_What this task involves:_
Print every entry, word for word, and skip the images.

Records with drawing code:
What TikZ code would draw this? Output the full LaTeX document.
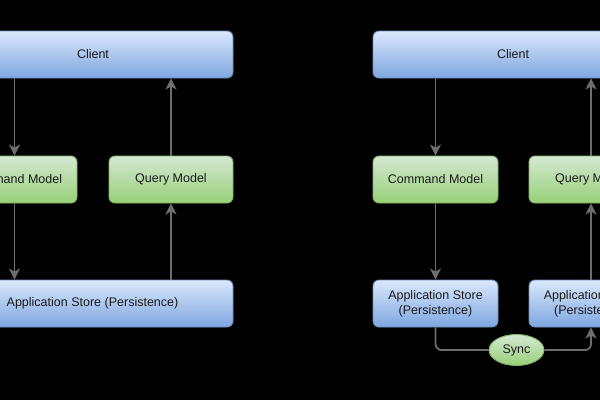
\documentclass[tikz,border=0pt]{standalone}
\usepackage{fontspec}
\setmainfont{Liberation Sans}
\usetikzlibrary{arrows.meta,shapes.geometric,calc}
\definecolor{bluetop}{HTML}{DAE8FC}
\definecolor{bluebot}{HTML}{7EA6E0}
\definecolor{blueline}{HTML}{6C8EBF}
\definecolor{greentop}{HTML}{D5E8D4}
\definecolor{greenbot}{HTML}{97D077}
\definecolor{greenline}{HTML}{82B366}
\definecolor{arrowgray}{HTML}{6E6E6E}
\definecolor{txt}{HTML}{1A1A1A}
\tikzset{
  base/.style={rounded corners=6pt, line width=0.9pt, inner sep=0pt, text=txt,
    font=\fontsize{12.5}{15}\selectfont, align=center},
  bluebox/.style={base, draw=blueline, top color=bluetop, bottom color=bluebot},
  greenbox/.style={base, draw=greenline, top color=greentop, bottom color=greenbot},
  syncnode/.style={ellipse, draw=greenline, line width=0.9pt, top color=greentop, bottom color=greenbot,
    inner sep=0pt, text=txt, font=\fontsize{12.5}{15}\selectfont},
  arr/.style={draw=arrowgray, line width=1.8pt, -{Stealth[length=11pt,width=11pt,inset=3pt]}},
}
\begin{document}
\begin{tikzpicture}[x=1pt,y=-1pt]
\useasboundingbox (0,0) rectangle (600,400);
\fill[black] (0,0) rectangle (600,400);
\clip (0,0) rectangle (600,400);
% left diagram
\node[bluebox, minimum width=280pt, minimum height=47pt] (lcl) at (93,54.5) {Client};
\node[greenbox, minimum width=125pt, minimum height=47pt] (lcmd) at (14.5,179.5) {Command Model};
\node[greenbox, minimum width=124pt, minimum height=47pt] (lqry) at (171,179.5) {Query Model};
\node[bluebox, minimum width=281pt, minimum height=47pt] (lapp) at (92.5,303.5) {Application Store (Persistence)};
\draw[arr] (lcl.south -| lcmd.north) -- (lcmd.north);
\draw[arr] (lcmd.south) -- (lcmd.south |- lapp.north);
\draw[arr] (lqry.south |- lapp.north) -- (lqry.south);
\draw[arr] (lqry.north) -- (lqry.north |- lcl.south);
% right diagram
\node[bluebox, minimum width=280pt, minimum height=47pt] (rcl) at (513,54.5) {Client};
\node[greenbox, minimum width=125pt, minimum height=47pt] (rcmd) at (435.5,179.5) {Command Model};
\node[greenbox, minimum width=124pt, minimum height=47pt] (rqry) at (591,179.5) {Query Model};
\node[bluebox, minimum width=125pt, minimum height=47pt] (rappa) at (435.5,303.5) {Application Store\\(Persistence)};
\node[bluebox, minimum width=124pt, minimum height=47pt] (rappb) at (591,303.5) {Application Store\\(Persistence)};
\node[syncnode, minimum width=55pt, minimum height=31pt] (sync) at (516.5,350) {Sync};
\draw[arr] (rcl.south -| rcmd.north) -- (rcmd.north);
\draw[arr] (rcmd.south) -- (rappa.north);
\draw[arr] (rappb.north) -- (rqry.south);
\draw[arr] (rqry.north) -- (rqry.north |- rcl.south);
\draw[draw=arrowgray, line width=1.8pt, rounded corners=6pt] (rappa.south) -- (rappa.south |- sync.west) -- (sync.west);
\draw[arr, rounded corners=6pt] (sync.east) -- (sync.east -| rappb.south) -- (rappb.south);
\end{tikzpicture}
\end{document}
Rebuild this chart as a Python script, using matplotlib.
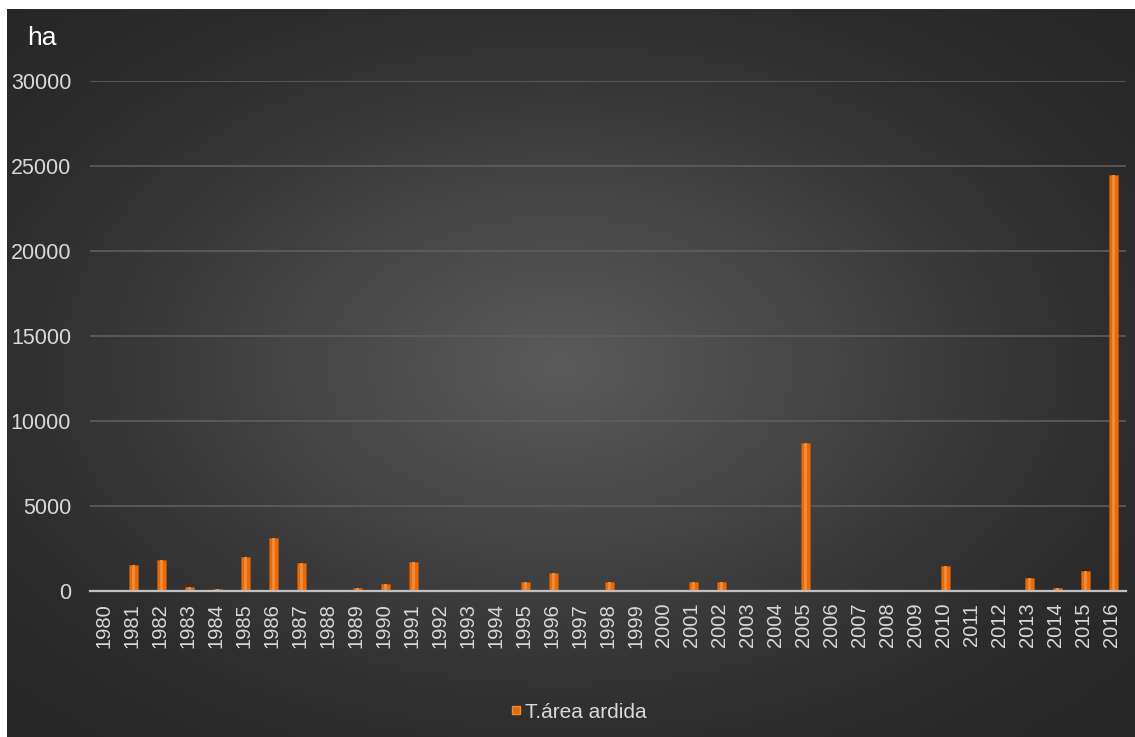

_Solution below:_
What TikZ code would draw this? Output the full LaTeX document.
\documentclass[tikz,border=0pt]{standalone}
\usepackage{fontspec}
\setmainfont{Liberation Sans}
\usetikzlibrary{arrows.meta,shapes.geometric,calc}
\definecolor{bluetop}{HTML}{DAE8FC}
\definecolor{bluebot}{HTML}{7EA6E0}
\definecolor{blueline}{HTML}{6C8EBF}
\definecolor{greentop}{HTML}{D5E8D4}
\definecolor{greenbot}{HTML}{97D077}
\definecolor{greenline}{HTML}{82B366}
\definecolor{arrowgray}{HTML}{6E6E6E}
\definecolor{txt}{HTML}{1A1A1A}
\tikzset{
  base/.style={rounded corners=6pt, line width=0.9pt, inner sep=0pt, text=txt,
    font=\fontsize{12.5}{15}\selectfont, align=center},
  bluebox/.style={base, draw=blueline, top color=bluetop, bottom color=bluebot},
  greenbox/.style={base, draw=greenline, top color=greentop, bottom color=greenbot},
  syncnode/.style={ellipse, draw=greenline, line width=0.9pt, top color=greentop, bottom color=greenbot,
    inner sep=0pt, text=txt, font=\fontsize{12.5}{15}\selectfont},
  arr/.style={draw=arrowgray, line width=1.8pt, -{Stealth[length=11pt,width=11pt,inset=3pt]}},
}
\begin{document}
\begin{tikzpicture}[x=1pt,y=-1pt]
\useasboundingbox (0,0) rectangle (600,400);
\fill[black] (0,0) rectangle (600,400);
\clip (0,0) rectangle (600,400);
% left diagram
\node[bluebox, minimum width=280pt, minimum height=47pt] (lcl) at (93,54.5) {Client};
\node[greenbox, minimum width=125pt, minimum height=47pt] (lcmd) at (14.5,179.5) {Command Model};
\node[greenbox, minimum width=124pt, minimum height=47pt] (lqry) at (171,179.5) {Query Model};
\node[bluebox, minimum width=281pt, minimum height=47pt] (lapp) at (92.5,303.5) {Application Store (Persistence)};
\draw[arr] (lcl.south -| lcmd.north) -- (lcmd.north);
\draw[arr] (lcmd.south) -- (lcmd.south |- lapp.north);
\draw[arr] (lqry.south |- lapp.north) -- (lqry.south);
\draw[arr] (lqry.north) -- (lqry.north |- lcl.south);
% right diagram
\node[bluebox, minimum width=280pt, minimum height=47pt] (rcl) at (513,54.5) {Client};
\node[greenbox, minimum width=125pt, minimum height=47pt] (rcmd) at (435.5,179.5) {Command Model};
\node[greenbox, minimum width=124pt, minimum height=47pt] (rqry) at (591,179.5) {Query Model};
\node[bluebox, minimum width=125pt, minimum height=47pt] (rappa) at (435.5,303.5) {Application Store\\(Persistence)};
\node[bluebox, minimum width=124pt, minimum height=47pt] (rappb) at (591,303.5) {Application Store\\(Persistence)};
\node[syncnode, minimum width=55pt, minimum height=31pt] (sync) at (516.5,350) {Sync};
\draw[arr] (rcl.south -| rcmd.north) -- (rcmd.north);
\draw[arr] (rcmd.south) -- (rappa.north);
\draw[arr] (rappb.north) -- (rqry.south);
\draw[arr] (rqry.north) -- (rqry.north |- rcl.south);
\draw[draw=arrowgray, line width=1.8pt, rounded corners=6pt] (rappa.south) -- (rappa.south |- sync.west) -- (sync.west);
\draw[arr, rounded corners=6pt] (sync.east) -- (sync.east -| rappb.south) -- (rappb.south);
\end{tikzpicture}
\end{document}
Rebuild this chart as a Python script, using matplotlib.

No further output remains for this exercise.